13.2 Building a plot

So far, whenever we’ve created a plot with ggplot(), we’ve immediately added on a layer with a geom function. But it’s important to realise that there really are two distinct steps. First we create a plot with default dataset and aesthetic mappings:

p <- ggplot(mpg, aes(displ, hwy))

There’s nothing to see yet, so we need to add a layer:

p + geom_point()

geom_point() is a shortcut. Behind the scenes it calls the layer() function to create a new layer:

p + layer(
  mapping = NULL, 
  data = NULL,
  geom = "point", 
  stat = "identity",
  position = "identity"

This call fully specifies the five components to the layer:

  • mapping: A set of aesthetic mappings, specified using the aes() function and combined with the plot defaults as described in Section 13.4. If NULL, uses the default mapping set in ggplot().

  • data: A dataset which overrides the default plot dataset. It is usually omitted (set to NULL), in which case the layer will use the default data specified in ggplot(). The requirements for data are explained in more detail in Section 13.3.

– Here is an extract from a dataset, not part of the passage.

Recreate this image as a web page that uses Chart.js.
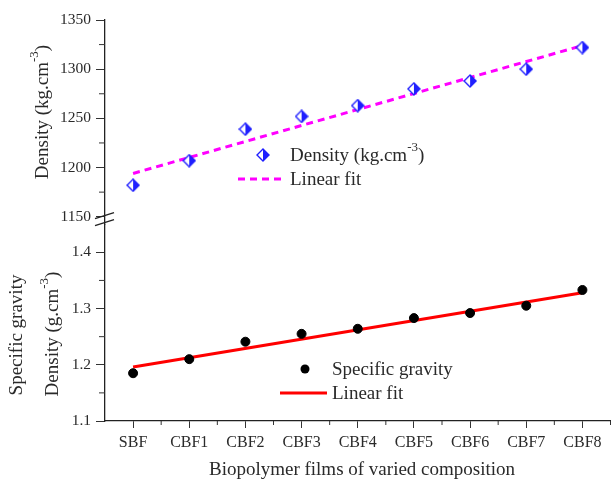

  • geom: The name of the geometric object to use to draw each observation. Geoms are discussed in more detail in Section 13.3, and Chapters 3 and 4 explore their use in more depth.

    Geoms can have additional arguments. All geoms take aesthetics as parameters. If you supply an aesthetic (e.g. colour) as a parameter, it will not be scaled, allowing you to control the appearance of the plot, as described in Section 13.4.2. You can pass params in ... (in which case stat and geom parameters are automatically teased apart), or in a list passed to geom_params.

  • stat: The name of the statistical tranformation to use. A statistical transformation performs some useful statistical summary, and is key to histograms and smoothers. To keep the data as is, use the “identity” stat. Learn more in Section 13.6.

    You only need to set one of stat and geom: every geom has a default stat, and every stat a default geom.

    Most stats take additional parameters to specify the details of statistical transformation. You can supply params either in ... (in which case stat and geom parameters are automatically teased apart), or in a list called stat_params.

  • position: The method used to adjust overlapping objects, like jittering, stacking or dodging. More details in Section 13.7.

It’s useful to understand the layer() function so you have a better mental model of the layer object. But you’ll rarely use the full layer() call because it’s so verbose. Instead, you’ll use the shortcut geom_ functions: geom_point(mapping, data, ...) is exactly equivalent to layer(mapping, data, geom = "point", ...).